Here are some examples of how freezing point is affected:
- Adding sugar to ice cream prevents it from becoming rock-solid and instead creates a smoother, scoopable texture.
- Aquatic organisms living in colder climates often produce glucose and other compounds to lower the freezing point of the fluids within their bodies, acting as a natural antifreeze.
- In certain frozen desserts, specific sugar types are chosen for their molecular weight and concentration to control the amount of ice formation, which impacts the final texture.
Comparing Glucose vs. Salt
While both glucose and salt (sodium chloride, NaCl) cause freezing point depression, their effectiveness differs significantly at the same concentration.

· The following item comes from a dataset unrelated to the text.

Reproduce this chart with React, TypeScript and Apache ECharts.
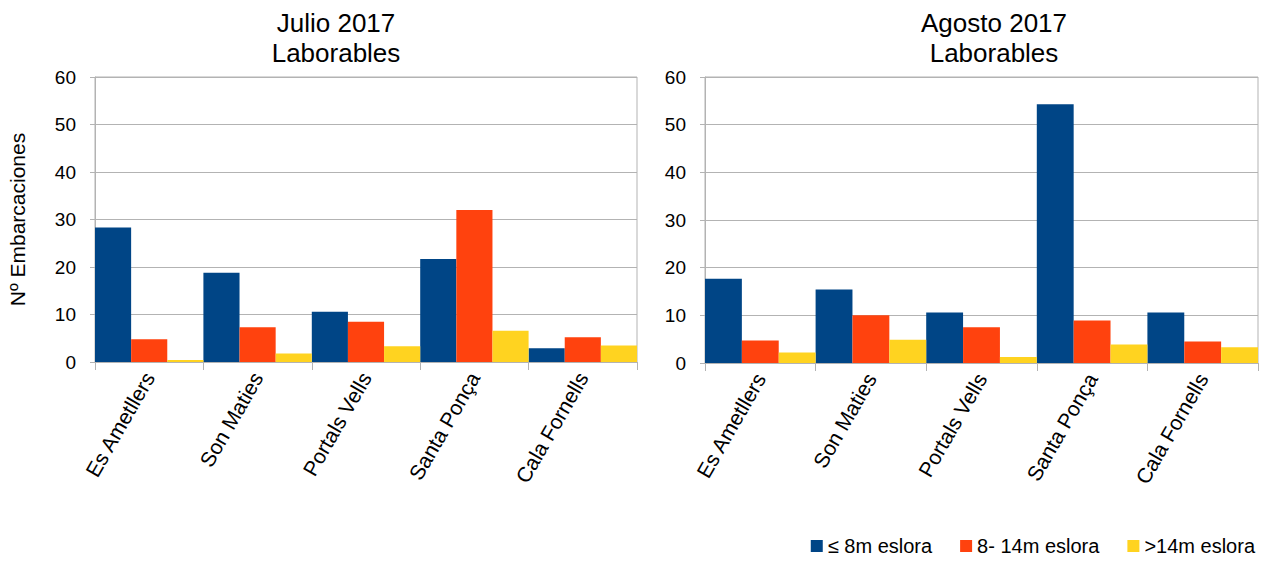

This is because NaCl is an electrolyte and dissociates into two ions ($Na^+$ and $Cl^-$) in water, effectively doubling the number of solute particles compared to a non-electrolyte like glucose at the same molality. The impact on freezing point is directly dependent on the number of dissolved particles. Therefore, salt is far more efficient at lowering the freezing point of water than glucose is, which is why it is used on icy roads.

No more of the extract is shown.